The dog contented himself with merely observing local fauna. Timid deer could often be seen ascending or descending their trails. Raccoons were plentiful and fun to watch, and although some were quite friendly, Einstein knew they could turn nasty if he accidentally frightened them; he chose to keep a respectful distance.
On other walks, the retriever had been dismayed to discover the squirrels, Which he could approach safely, were terrified of him. They froze with fear, Stared wild-eyed, small hearts pounding visibly.
WHY SQUIRRELS AFRAID? he had asked Travis one evening.
“Instinct,” Travis had explained. “You’re a dog, and they know instinctively that dogs will attack and kill them.”
NOT ME.
“No, not you,” Travis agreed, ruffling the dog’s coat. “You wouldn’t hurt them. But the squirrels don’t know you’re different, do they? To them, you look like a dog, and you smell like a dog, so you’ve got to be feared like a dog.”
I LIKE SQUIRRELS.
“I know. Unfortunately, they’re not smart enough to realize it.”
Consequently, Einstein kept his distance from the squirrels and tried hard not to terrify them, often sauntering past with his head turned the other way as if unaware of them.
This special day, their interest in squirrels and deer and birds and raccoons and unusual forest flora was minimal. Even views of the Pacific did not intrigue them. Today, unlike other days, they were walking only to pass the time and to keep their minds off Nora.
Travis repeatedly looked at his watch, and he chose a circular route that would bring them back to the house at one o’clock, when Nora was expected to return.

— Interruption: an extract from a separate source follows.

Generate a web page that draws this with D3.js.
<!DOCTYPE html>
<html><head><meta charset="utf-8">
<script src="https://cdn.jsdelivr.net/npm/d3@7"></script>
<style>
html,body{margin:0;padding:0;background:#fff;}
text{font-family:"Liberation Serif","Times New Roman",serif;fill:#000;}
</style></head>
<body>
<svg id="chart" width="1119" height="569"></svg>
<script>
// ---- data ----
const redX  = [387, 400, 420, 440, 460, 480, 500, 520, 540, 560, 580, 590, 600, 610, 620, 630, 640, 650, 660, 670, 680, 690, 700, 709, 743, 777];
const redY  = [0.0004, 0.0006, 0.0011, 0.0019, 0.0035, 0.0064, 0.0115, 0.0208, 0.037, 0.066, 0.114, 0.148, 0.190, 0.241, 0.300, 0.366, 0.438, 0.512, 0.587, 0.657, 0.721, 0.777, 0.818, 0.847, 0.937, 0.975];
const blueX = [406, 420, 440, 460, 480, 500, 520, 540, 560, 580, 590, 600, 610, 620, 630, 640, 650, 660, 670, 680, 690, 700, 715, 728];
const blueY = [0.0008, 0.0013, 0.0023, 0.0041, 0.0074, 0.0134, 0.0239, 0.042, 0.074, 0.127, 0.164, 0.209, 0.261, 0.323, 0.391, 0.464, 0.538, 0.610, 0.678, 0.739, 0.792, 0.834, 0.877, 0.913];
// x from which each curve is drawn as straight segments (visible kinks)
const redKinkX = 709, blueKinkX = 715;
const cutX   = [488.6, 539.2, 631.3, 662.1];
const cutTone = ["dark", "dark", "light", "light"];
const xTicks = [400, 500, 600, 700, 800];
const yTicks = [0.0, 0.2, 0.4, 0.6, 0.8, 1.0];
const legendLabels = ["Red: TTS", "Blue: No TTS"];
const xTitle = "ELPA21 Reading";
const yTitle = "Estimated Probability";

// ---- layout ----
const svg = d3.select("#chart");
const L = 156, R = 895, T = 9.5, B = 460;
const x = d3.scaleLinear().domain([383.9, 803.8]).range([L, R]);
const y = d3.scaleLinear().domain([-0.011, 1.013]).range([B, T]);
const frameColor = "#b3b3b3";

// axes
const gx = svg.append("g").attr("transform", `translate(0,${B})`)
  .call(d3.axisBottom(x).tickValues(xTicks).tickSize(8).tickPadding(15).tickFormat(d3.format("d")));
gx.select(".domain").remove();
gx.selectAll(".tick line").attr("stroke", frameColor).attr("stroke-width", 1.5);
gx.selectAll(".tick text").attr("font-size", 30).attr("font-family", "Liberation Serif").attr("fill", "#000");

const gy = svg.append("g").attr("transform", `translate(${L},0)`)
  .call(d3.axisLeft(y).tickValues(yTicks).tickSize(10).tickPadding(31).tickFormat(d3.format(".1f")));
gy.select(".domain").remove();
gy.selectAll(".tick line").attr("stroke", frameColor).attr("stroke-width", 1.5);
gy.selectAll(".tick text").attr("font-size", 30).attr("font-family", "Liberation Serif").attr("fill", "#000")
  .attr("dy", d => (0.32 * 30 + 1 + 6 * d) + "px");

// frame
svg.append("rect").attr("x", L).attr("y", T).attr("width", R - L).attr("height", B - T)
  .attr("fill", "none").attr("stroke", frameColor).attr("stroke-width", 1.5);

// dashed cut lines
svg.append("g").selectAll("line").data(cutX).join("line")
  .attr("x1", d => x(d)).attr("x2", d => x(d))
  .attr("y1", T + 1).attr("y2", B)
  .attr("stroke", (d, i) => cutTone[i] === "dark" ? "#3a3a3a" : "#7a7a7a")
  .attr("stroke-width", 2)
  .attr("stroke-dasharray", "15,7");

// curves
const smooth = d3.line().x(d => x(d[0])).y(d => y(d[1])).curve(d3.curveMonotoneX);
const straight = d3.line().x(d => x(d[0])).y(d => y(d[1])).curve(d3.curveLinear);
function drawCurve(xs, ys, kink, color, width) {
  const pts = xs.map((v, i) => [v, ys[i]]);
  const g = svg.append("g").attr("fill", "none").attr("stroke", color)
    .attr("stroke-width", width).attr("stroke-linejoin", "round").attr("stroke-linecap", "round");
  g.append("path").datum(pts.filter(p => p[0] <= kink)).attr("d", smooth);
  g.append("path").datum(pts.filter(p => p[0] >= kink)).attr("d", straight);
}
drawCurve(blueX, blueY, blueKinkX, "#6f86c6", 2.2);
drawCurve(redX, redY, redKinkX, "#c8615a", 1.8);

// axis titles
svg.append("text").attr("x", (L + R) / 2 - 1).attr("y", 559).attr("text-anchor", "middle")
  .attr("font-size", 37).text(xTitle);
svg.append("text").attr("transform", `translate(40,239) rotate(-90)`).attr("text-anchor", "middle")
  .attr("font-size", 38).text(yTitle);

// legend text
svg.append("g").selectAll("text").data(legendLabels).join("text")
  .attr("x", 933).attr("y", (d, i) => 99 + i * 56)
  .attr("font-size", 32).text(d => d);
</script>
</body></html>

It was the twenty-first of October, eight weeks after they had acquired new identities in San Francisco. After considerable thought, they had decided to come south, substantially reducing the distance that The Outsider would have to travel in order to put its hands on Einstein. They would not be able to get on with their new lives until the beast found them, until they killed it; therefore, they wanted to hasten rather than delay that confrontation.